> [Set problem] Write out the data below exactly as given, without any of its pictures.

> [Given data]
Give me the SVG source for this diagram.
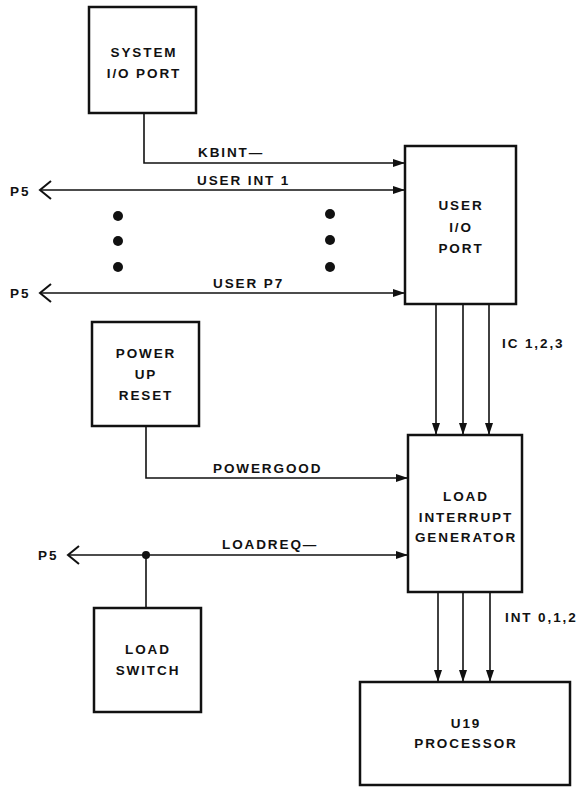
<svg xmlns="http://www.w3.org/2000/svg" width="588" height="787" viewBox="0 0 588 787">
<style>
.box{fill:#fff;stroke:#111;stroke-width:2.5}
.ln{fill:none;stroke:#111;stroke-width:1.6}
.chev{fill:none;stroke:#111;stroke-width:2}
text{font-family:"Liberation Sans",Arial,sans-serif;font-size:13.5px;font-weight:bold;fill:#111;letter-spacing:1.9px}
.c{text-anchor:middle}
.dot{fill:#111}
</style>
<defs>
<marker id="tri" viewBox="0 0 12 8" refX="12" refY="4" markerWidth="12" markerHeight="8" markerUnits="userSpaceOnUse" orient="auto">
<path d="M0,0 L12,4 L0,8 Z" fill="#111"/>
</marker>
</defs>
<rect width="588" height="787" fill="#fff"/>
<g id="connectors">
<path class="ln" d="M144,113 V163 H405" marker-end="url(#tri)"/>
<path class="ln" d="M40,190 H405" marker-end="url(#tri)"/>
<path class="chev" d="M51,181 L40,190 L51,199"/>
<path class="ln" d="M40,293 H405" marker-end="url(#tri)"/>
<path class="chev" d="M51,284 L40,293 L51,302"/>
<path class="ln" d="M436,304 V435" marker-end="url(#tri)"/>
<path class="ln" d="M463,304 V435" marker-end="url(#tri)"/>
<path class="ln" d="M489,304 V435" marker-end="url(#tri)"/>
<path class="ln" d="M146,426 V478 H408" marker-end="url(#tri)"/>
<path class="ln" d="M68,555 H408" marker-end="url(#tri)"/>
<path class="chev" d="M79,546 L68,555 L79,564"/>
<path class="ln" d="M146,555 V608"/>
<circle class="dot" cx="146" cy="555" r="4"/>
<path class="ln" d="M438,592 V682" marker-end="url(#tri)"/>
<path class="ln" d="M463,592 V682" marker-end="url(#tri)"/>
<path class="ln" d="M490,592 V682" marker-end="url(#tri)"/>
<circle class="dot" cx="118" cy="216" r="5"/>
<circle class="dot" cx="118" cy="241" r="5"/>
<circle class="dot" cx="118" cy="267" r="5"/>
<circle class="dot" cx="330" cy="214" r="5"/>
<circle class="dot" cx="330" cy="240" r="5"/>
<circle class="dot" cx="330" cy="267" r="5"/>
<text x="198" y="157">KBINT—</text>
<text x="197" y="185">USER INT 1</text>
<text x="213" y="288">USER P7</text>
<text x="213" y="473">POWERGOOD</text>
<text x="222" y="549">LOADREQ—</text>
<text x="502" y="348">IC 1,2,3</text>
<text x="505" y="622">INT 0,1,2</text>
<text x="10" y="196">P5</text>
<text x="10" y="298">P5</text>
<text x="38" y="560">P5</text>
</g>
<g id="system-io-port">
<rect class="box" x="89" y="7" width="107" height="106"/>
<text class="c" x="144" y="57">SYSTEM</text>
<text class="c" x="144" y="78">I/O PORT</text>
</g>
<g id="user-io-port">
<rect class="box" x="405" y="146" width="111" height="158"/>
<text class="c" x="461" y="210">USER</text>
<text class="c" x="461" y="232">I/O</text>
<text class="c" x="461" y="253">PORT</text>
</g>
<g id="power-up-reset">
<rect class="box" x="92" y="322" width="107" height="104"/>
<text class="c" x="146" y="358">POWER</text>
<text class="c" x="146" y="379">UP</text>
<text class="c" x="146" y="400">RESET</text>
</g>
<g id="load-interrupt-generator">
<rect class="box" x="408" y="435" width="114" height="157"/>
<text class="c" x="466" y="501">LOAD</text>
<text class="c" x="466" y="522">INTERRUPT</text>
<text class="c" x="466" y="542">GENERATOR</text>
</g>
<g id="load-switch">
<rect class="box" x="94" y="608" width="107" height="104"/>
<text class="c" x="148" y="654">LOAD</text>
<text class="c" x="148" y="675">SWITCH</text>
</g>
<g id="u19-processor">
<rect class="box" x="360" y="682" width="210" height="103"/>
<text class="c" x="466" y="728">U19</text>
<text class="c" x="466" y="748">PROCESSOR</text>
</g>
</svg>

> [Correct response]
Give me the SVG source for this diagram.
<svg xmlns="http://www.w3.org/2000/svg" width="588" height="787" viewBox="0 0 588 787">
<style>
.box{fill:#fff;stroke:#111;stroke-width:2.5}
.ln{fill:none;stroke:#111;stroke-width:1.6}
.chev{fill:none;stroke:#111;stroke-width:2}
text{font-family:"Liberation Sans",Arial,sans-serif;font-size:13.5px;font-weight:bold;fill:#111;letter-spacing:1.9px}
.c{text-anchor:middle}
.dot{fill:#111}
</style>
<defs>
<marker id="tri" viewBox="0 0 12 8" refX="12" refY="4" markerWidth="12" markerHeight="8" markerUnits="userSpaceOnUse" orient="auto">
<path d="M0,0 L12,4 L0,8 Z" fill="#111"/>
</marker>
</defs>
<rect width="588" height="787" fill="#fff"/>
<g id="connectors">
<path class="ln" d="M144,113 V163 H405" marker-end="url(#tri)"/>
<path class="ln" d="M40,190 H405" marker-end="url(#tri)"/>
<path class="chev" d="M51,181 L40,190 L51,199"/>
<path class="ln" d="M40,293 H405" marker-end="url(#tri)"/>
<path class="chev" d="M51,284 L40,293 L51,302"/>
<path class="ln" d="M436,304 V435" marker-end="url(#tri)"/>
<path class="ln" d="M463,304 V435" marker-end="url(#tri)"/>
<path class="ln" d="M489,304 V435" marker-end="url(#tri)"/>
<path class="ln" d="M146,426 V478 H408" marker-end="url(#tri)"/>
<path class="ln" d="M68,555 H408" marker-end="url(#tri)"/>
<path class="chev" d="M79,546 L68,555 L79,564"/>
<path class="ln" d="M146,555 V608"/>
<circle class="dot" cx="146" cy="555" r="4"/>
<path class="ln" d="M438,592 V682" marker-end="url(#tri)"/>
<path class="ln" d="M463,592 V682" marker-end="url(#tri)"/>
<path class="ln" d="M490,592 V682" marker-end="url(#tri)"/>
<circle class="dot" cx="118" cy="216" r="5"/>
<circle class="dot" cx="118" cy="241" r="5"/>
<circle class="dot" cx="118" cy="267" r="5"/>
<circle class="dot" cx="330" cy="214" r="5"/>
<circle class="dot" cx="330" cy="240" r="5"/>
<circle class="dot" cx="330" cy="267" r="5"/>
<text x="198" y="157">KBINT—</text>
<text x="197" y="185">USER INT 1</text>
<text x="213" y="288">USER P7</text>
<text x="213" y="473">POWERGOOD</text>
<text x="222" y="549">LOADREQ—</text>
<text x="502" y="348">IC 1,2,3</text>
<text x="505" y="622">INT 0,1,2</text>
<text x="10" y="196">P5</text>
<text x="10" y="298">P5</text>
<text x="38" y="560">P5</text>
</g>
<g id="system-io-port">
<rect class="box" x="89" y="7" width="107" height="106"/>
<text class="c" x="144" y="57">SYSTEM</text>
<text class="c" x="144" y="78">I/O PORT</text>
</g>
<g id="user-io-port">
<rect class="box" x="405" y="146" width="111" height="158"/>
<text class="c" x="461" y="210">USER</text>
<text class="c" x="461" y="232">I/O</text>
<text class="c" x="461" y="253">PORT</text>
</g>
<g id="power-up-reset">
<rect class="box" x="92" y="322" width="107" height="104"/>
<text class="c" x="146" y="358">POWER</text>
<text class="c" x="146" y="379">UP</text>
<text class="c" x="146" y="400">RESET</text>
</g>
<g id="load-interrupt-generator">
<rect class="box" x="408" y="435" width="114" height="157"/>
<text class="c" x="466" y="501">LOAD</text>
<text class="c" x="466" y="522">INTERRUPT</text>
<text class="c" x="466" y="542">GENERATOR</text>
</g>
<g id="load-switch">
<rect class="box" x="94" y="608" width="107" height="104"/>
<text class="c" x="148" y="654">LOAD</text>
<text class="c" x="148" y="675">SWITCH</text>
</g>
<g id="u19-processor">
<rect class="box" x="360" y="682" width="210" height="103"/>
<text class="c" x="466" y="728">U19</text>
<text class="c" x="466" y="748">PROCESSOR</text>
</g>
</svg>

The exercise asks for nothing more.